The actor makes his feelings known in an interview with The Sunday Times, telling the UK publication … “Black History Month is an insult. You’re going to relegate my history to a month?”
Morgan feels the same way about “African American,” explaining … “I don’t subscribe to that title. Black people have had different titles all the way back to the n-word and I do not know how these things get such a grip, but everyone uses ‘African American.’ What does it really mean? Most Black people in this part of the world are mongrels. And you say Africa as if it’s a country when it’s a continent, like Europe.”

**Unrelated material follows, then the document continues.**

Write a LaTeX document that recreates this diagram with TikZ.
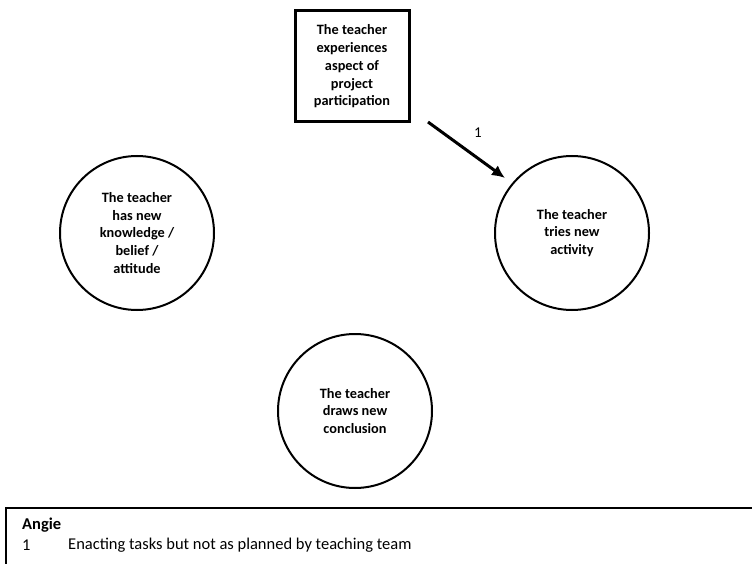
\documentclass[tikz,border=0pt]{standalone}
\usepackage{fontspec}
\setmainfont{Carlito}
\usetikzlibrary{arrows.meta}
\tikzset{
	stage/.style={circle,draw,line width=2pt,minimum size=154pt,inner sep=0pt,align=center,font=\bfseries\fontsize{14.3}{17.7}\selectfont},
	start/.style={rectangle,draw,line width=3pt,minimum width=114pt,minimum height=111pt,inner sep=0pt,align=center,font=\bfseries\fontsize{14.3}{17.7}\selectfont},
	legend/.style={anchor=west,inner sep=0pt,font=\fontsize{16.5}{20}\selectfont}
}
\begin{document}
\begin{tikzpicture}[x=1pt,y=-1pt]
	\useasboundingbox (0,0) rectangle (752,564);
	\clip (0,0) rectangle (752,564);
	\node[start] (project) at (352,66.5) {The teacher\\experiences\\aspect of\\project\\participation};
	\node[stage] (knowledge) at (137,233) {The teacher\\has new\\knowledge /\\belief /\\attitude};
	\node[stage] (activity) at (572,233) {The teacher\\tries new\\activity};
	\node[stage] (conclusion) at (355,411) {The teacher\\draws new\\conclusion};
	% arrow 1
	\coordinate (a1) at (428,122);
	\coordinate (a2) at (505,178);
	\draw[line width=3pt,-{Latex[length=13pt,width=12pt]}] (a1) -- (a2);
	\node[inner sep=0pt,font=\fontsize{15}{18}\selectfont] (l1) at (478,133) {1};
	% legend
	\draw[line width=1.5pt] (6,508) coordinate (L) rectangle (770,600);
	\node[legend,font=\bfseries\fontsize{16.5}{20}\selectfont] (who) at (22,525) {Angie};
	\node[legend] (n1) at (22,545) {1};
	\node[legend] (t1) at (68,545) {Enacting tasks but not as planned by teaching team};
\end{tikzpicture}
\end{document}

Morgan made the comments in response to a question about an old TV interview he gave way back in 2005 … when he said the only way to end racism is to stop talking about race.
In the old interview, Morgan tells the TV host … “I’m going to stop calling you a white man and I’m going to ask you to stop calling me a black man.”
The Sunday Times asked if he still feels the same way, 18 years later, and that’s when he went off about Black History Month and using “African American” … reportedly raising his voice as he explained his view.
When the interviewer quoted Denzel Washington as once saying, “I’m very proud to be Black, but Black is not all I am,” Morgan says … “Yes, exactly. I’m in total agreement. You can’t define me that way.”
It’s a rare interview from Morgan, who is promoting his work in a new movie, “A Good Person.”